As light crosses the boundary between two transparent media, the law of refraction (Snell’s law) states the relationship between the angle of incidence and angle of refraction of the light with reference to the refractive indices of both media as follows:

When electromagnetic radiation (light) of a specific frequency crosses the interface of any given pair of media, the ratio of the sines of the angles of incidence and the sines of the angles of refraction is a constant in every case.

• Snell’s law deals with the fact that for an incident ray approaching the boundary of two media, the sine of the angle of incidence multiplied by the index of refraction of the first medium is equal to the sine of the angle of refraction multiplied by the index of refraction of the second medium.
• Snell’s law deals with the fact that the sine of the angle of incidence to the sine of the angle of refraction is constant when a light ray passes across the boundary from one medium to another.

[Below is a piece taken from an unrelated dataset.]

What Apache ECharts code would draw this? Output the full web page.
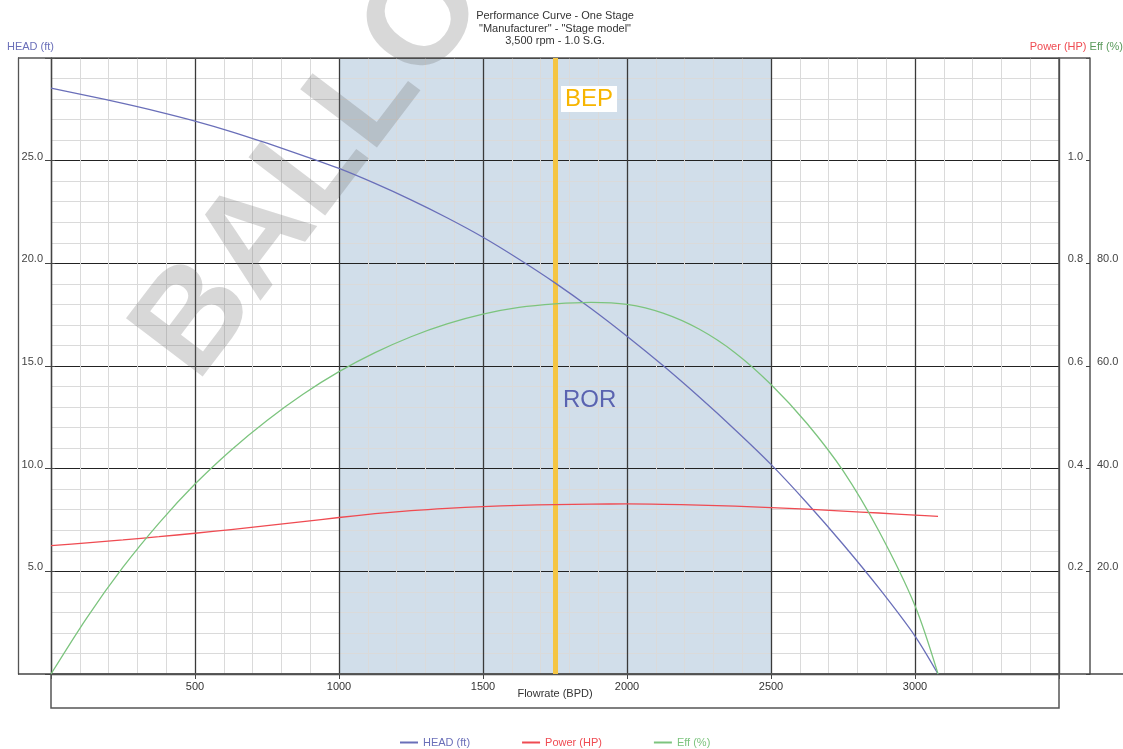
<!DOCTYPE html>
<html>
<head>
<meta charset="utf-8">
<script src="https://cdn.jsdelivr.net/npm/echarts@6/dist/echarts.min.js"></script>
<style>html,body{margin:0;padding:0;background:#fff}#c{width:1123px;height:749px}</style>
</head>
<body>
<div id="c"></div>
<script>
// ---- data ----
const flow    = [0, 125, 250, 375, 500, 625, 750, 875, 1000, 1125, 1250, 1375, 1500, 1625, 1750, 1875, 2000, 2125, 2250, 2375, 2500, 2625, 2750, 2875, 3000, 3080];
const headFt  = [28.53, 28.17, 27.79, 27.38, 26.93, 26.42, 25.85, 25.25, 24.62, 23.89, 23.09, 22.22, 21.27, 20.2, 19.05, 17.8, 16.45, 15.02, 13.5, 11.9, 10.21, 8.33, 6.32, 4.18, 1.85, 0.0];
const powerHp = [0.2500, 0.2555, 0.2613, 0.2675, 0.2742, 0.2814, 0.2890, 0.2969, 0.3049, 0.3123, 0.3183, 0.3228, 0.3261, 0.3285, 0.3301, 0.3310, 0.3313, 0.3305, 0.3290, 0.3269, 0.3242, 0.3210, 0.3174, 0.3136, 0.3096, 0.3070];
const effPct  = [0.0, 11.0, 20.8, 29.4, 37.0, 43.6, 49.4, 54.5, 58.9, 62.6, 65.7, 68.2, 70.1, 71.4, 72.1, 72.4, 72.0, 70.3, 67.2, 62.6, 56.4, 48.8, 39.6, 27.8, 13.3, 0.0];
const rorRange = [1000, 2500];
const bepFlow = 1750;
const titleLines = ['Performance Curve - One Stage', '"Manufacturer" - "Stage model"', '3,500 rpm - 1.0 S.G.'];
const seriesNames = ['HEAD (ft)', 'Power (HP)', 'Eff (%)'];
const xAxisName = 'Flowrate (BPD)';
const watermark = 'BALLOON';

const C_HEAD = '#6a6fb9', C_POW = '#ef4b52', C_EFF = '#7cc47e';
const FONT = '"Liberation Sans", Arial, sans-serif';
const G = {left: 51, right: 1059, top: 58, bottom: 674};

const pairs = (ys) => flow.map((x, i) => [x, ys[i]]);

const chart = echarts.init(document.getElementById('c'));
const lineStyleBase = {width: 1.3};
chart.setOption({
  animation: false,
  textStyle: {fontFamily: FONT},
  title: {
    text: titleLines.join('\n'),
    left: 550, top: 5, textAlign: 'center',
    textStyle: {fontSize: 11, fontWeight: 'normal', color: '#333', lineHeight: 12.5, fontFamily: FONT}
  },
  legend: {
    top: 737, left: 400, padding: 0,
    itemWidth: 18, itemHeight: 2, itemGap: 52,
    textStyle: {fontSize: 11, fontFamily: FONT},
    data: [
      {name: seriesNames[0], icon: 'rect', textStyle: {color: C_HEAD}},
      {name: seriesNames[1], icon: 'rect', textStyle: {color: C_POW}},
      {name: seriesNames[2], icon: 'rect', textStyle: {color: C_EFF}}
    ]
  },
  grid: {left: G.left, right: 1123 - G.right, top: G.top, bottom: 749 - G.bottom, containLabel: false, outerBoundsMode: 'none'},
  xAxis: [
    {type: 'value', min: 0, max: 3500, interval: 100, position: 'bottom',
     axisLine: {show: false}, axisTick: {show: false}, axisLabel: {show: false},
     splitLine: {show: true, lineStyle: {color: '#dadada', width: 1}}},
    {type: 'value', min: 0, max: 3500, interval: 500, position: 'bottom',
     name: xAxisName, nameLocation: 'middle', nameGap: 14, nameMoveOverlap: false,
     nameTextStyle: {fontSize: 11, color: '#333', fontFamily: FONT},
     axisLine: {show: true, lineStyle: {color: '#444', width: 1.3}},
     axisTick: {show: true, length: 5, lineStyle: {color: '#444'}},
     axisLabel: {fontSize: 11, color: '#333', margin: 7,
       formatter: (v) => (v === 0 || v === 3500) ? '' : String(v)},
     splitLine: {show: true, lineStyle: {color: '#3a3a3a', width: 1.3}}}
  ],
  yAxis: [
    {type: 'value', min: 0, max: 30, interval: 1, position: 'left',
     axisLine: {show: false}, axisTick: {show: false}, axisLabel: {show: false},
     splitLine: {show: true, lineStyle: {color: '#dadada', width: 1}}},
    {type: 'value', min: 0, max: 30, interval: 5, position: 'left',
     name: seriesNames[0], nameLocation: 'end', nameGap: 6, nameMoveOverlap: false,
     nameTextStyle: {fontSize: 11, color: C_HEAD, align: 'right', padding: [0, -3, 0, 0], fontFamily: FONT},
     axisLine: {show: true, onZero: false, lineStyle: {color: '#444', width: 1.3}},
     axisTick: {show: true, length: 6, lineStyle: {color: '#444'}},
     axisLabel: {fontSize: 11, color: '#444', margin: 8, verticalAlign: 'bottom', lineHeight: 8,
       formatter: (v) => (v === 0 || v === 30) ? '' : v.toFixed(1)},
     splitLine: {show: true, lineStyle: {color: '#222', width: 1}}},
    {type: 'value', min: 0, max: 1.2, interval: 0.2, position: 'right', offset: 31,
     name: '{p|' + seriesNames[1] + '} {e|' + seriesNames[2] + '}', nameLocation: 'end', nameGap: 6, nameMoveOverlap: false,
     nameTextStyle: {fontSize: 11, align: 'right', padding: [0, -33, 0, 0], fontFamily: FONT,
       rich: {p: {color: C_POW, fontSize: 11, fontFamily: FONT}, e: {color: '#5a9a5c', fontSize: 11, fontFamily: FONT}}},
     axisLine: {show: true, onZero: false, lineStyle: {color: '#555', width: 1.5}},
     axisTick: {show: true, inside: true, length: 4, lineStyle: {color: '#444'}},
     axisLabel: {inside: true, fontSize: 11, color: '#444', margin: 7, verticalAlign: 'bottom', lineHeight: 8,
       formatter: (v) => (v < 0.1 || v > 1.1) ? '' : v.toFixed(1)},
     splitLine: {show: false}},
    {type: 'value', min: 0, max: 120, interval: 20, position: 'right', offset: 31,
     axisLine: {show: false},
     axisTick: {show: true, length: 4, lineStyle: {color: '#444'}},
     axisLabel: {fontSize: 11, color: '#444', margin: 7, verticalAlign: 'bottom', lineHeight: 8,
       formatter: (v) => (v === 0 || v >= 100) ? '' : v.toFixed(1)},
     splitLine: {show: false}},
    {type: 'value', min: 0, max: 30, position: 'left', offset: 33,
     axisLine: {show: true, onZero: false, lineStyle: {color: '#555', width: 1.3}},
     axisTick: {show: false}, axisLabel: {show: false}, splitLine: {show: false}},
    {type: 'value', min: 0, max: 30, position: 'right', offset: 0,
     axisLine: {show: true, onZero: false, lineStyle: {color: '#555', width: 1.5}},
     axisTick: {show: false}, axisLabel: {show: false}, splitLine: {show: false}}
  ],
  graphic: [
    {type: 'line', silent: true, z: 3, shape: {x1: 18, y1: G.top, x2: 1090, y2: G.top}, style: {stroke: '#555', lineWidth: 1.3}},
    {type: 'line', silent: true, z: 3, shape: {x1: 18, y1: G.bottom, x2: 1123, y2: G.bottom}, style: {stroke: '#444', lineWidth: 1.3}},
    {type: 'rect', silent: true, z: 3, shape: {x: G.left, y: G.bottom, width: G.right - G.left, height: 34}, style: {fill: null, stroke: '#555', lineWidth: 1.5}},
    {type: 'text', silent: true, z: 1, x: 222, y: 403, rotation: 0.92,
     style: {text: watermark, font: 'bold 140px ' + FONT, fill: 'rgba(110,110,110,0.27)', textAlign: 'left', textVerticalAlign: 'bottom'}}
  ],
  series: [
    {type: 'line', name: '__ror', data: [], xAxisIndex: 1, yAxisIndex: 1, silent: true,
     markArea: {z: -1, silent: true, itemStyle: {color: '#d1deea'},
       data: [[{xAxis: rorRange[0]}, {xAxis: rorRange[1]}]]}},
    {type: 'line', name: '__bep', data: [], xAxisIndex: 1, yAxisIndex: 1, silent: true,
     markLine: {z: 3, silent: true, symbol: ['none', 'none'], label: {show: false},
       lineStyle: {color: '#f5c542', width: 5, type: 'solid'},
       data: [{xAxis: bepFlow}]},
     markPoint: {z: 6, silent: true, symbol: 'rect', symbolSize: 0,
       data: [
         {coord: [bepFlow, 28.0], label: {show: true, formatter: 'BEP', position: 'right', distance: 6,
           fontSize: 24, color: '#f7b500', backgroundColor: '#fff', padding: [2, 4, 0, 4], fontFamily: FONT}},
         {coord: [bepFlow, 13.35], label: {show: true, formatter: 'ROR', position: 'right', distance: 8,
           fontSize: 24, color: '#5a63b0', fontFamily: FONT}}
       ]}},
    {type: 'line', name: seriesNames[0], data: pairs(headFt), xAxisIndex: 1, yAxisIndex: 1,
     smooth: 0.3, symbol: 'none', z: 4, color: C_HEAD, lineStyle: Object.assign({color: C_HEAD}, lineStyleBase)},
    {type: 'line', name: seriesNames[1], data: pairs(powerHp), xAxisIndex: 1, yAxisIndex: 2,
     smooth: 0.3, symbol: 'none', z: 4, color: C_POW, lineStyle: Object.assign({color: C_POW}, lineStyleBase)},
    {type: 'line', name: seriesNames[2], data: pairs(effPct), xAxisIndex: 1, yAxisIndex: 3,
     smooth: 0.3, symbol: 'none', z: 4, color: C_EFF, lineStyle: Object.assign({color: C_EFF}, lineStyleBase)}
  ]
});
</script>
</body>
</html>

• Snell’s law can be used to calculate the angle of incidence or refraction associated with the use of lenses, prisms and other everyday materials.
• When using Snell’s law:
  • The angles of incidence and refraction are measured between the direction of a ray of light and the normal – where the normal is an imaginary line drawn on a ray diagram perpendicular to, so at a right angle to (900), to the boundary between two media.
  • The wavelength of the incident light is accounted for.
  • The refractive indices used are selected for the pair of media concerned.
  • The speed of light is expressed in metres per second (m/s).